-- Start of DATA ENTRIES --
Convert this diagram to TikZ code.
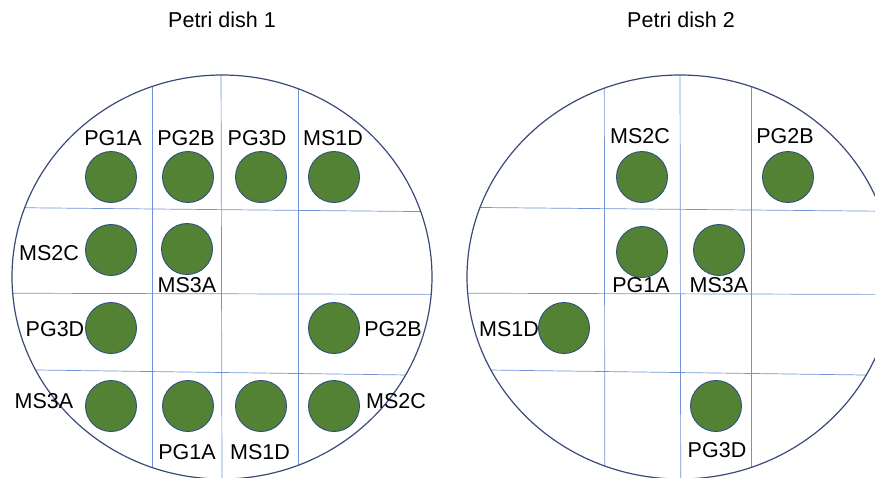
-- End of DATA ENTRIES --
-- Start of DATA ENTRIES --
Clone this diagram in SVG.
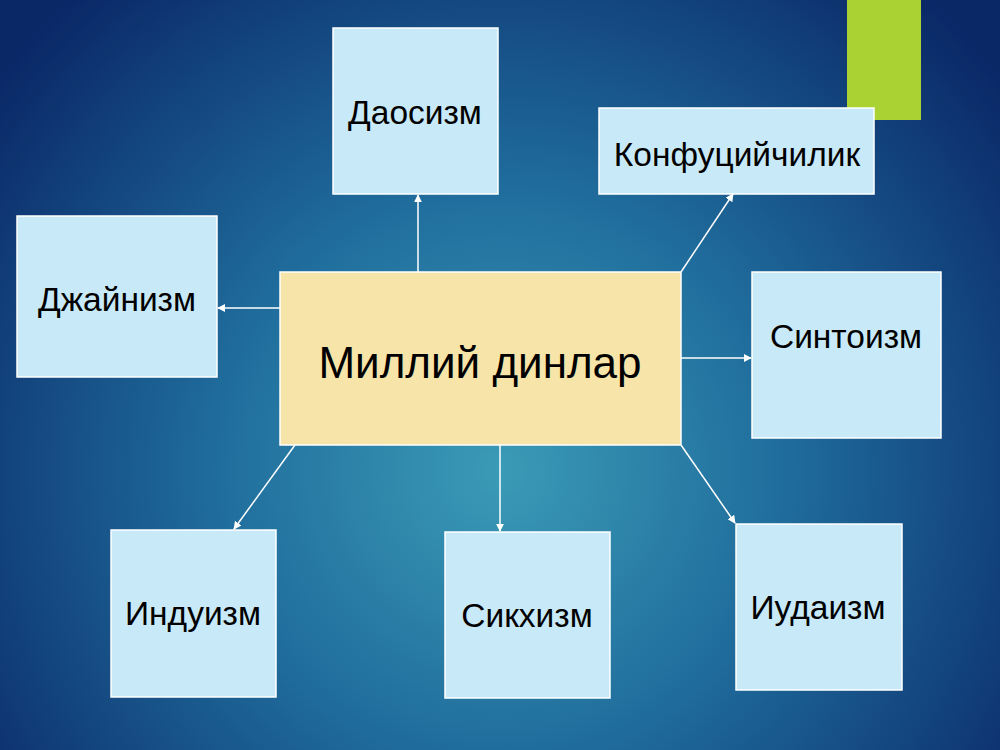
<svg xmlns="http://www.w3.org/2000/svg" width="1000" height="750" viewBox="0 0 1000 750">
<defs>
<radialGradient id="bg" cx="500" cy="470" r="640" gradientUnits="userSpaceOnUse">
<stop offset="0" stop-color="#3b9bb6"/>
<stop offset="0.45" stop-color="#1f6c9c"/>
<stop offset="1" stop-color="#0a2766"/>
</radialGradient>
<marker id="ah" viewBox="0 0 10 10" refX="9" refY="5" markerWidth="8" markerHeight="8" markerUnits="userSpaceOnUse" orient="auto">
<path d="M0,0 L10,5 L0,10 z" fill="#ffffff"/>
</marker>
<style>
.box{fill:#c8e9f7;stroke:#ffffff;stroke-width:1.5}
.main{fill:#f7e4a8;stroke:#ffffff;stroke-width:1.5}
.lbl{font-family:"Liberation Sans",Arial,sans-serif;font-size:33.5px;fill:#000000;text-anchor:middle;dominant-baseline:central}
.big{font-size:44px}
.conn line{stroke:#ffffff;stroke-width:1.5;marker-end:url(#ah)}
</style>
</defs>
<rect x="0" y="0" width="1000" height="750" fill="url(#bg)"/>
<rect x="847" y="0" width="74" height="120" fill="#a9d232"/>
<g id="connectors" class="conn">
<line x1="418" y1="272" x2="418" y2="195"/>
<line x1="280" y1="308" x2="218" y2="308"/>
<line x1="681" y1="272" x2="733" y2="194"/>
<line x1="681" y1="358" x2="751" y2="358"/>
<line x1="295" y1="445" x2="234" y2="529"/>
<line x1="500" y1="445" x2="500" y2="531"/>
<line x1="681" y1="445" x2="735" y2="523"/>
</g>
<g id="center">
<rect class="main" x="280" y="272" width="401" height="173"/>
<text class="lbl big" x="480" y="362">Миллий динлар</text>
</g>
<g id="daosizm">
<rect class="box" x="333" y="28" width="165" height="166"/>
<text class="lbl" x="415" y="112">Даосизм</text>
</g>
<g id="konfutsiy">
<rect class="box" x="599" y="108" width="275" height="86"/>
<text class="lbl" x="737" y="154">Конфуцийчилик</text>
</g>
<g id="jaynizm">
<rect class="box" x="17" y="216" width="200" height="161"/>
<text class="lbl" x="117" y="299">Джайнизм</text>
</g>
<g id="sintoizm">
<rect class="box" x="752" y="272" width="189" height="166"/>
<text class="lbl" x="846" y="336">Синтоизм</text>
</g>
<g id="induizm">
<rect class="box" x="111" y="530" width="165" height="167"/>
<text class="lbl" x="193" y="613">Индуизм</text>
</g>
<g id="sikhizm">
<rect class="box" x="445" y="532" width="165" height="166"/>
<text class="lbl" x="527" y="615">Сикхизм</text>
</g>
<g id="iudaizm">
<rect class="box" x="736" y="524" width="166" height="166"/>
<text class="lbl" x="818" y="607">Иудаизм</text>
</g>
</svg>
-- End of DATA ENTRIES --
> _GIVEN REQUEST_
Copy out the lines in which the string "diagram" appears.

> _RESULT OF THE EXERCISE_
Convert this diagram to TikZ code.
Clone this diagram in SVG.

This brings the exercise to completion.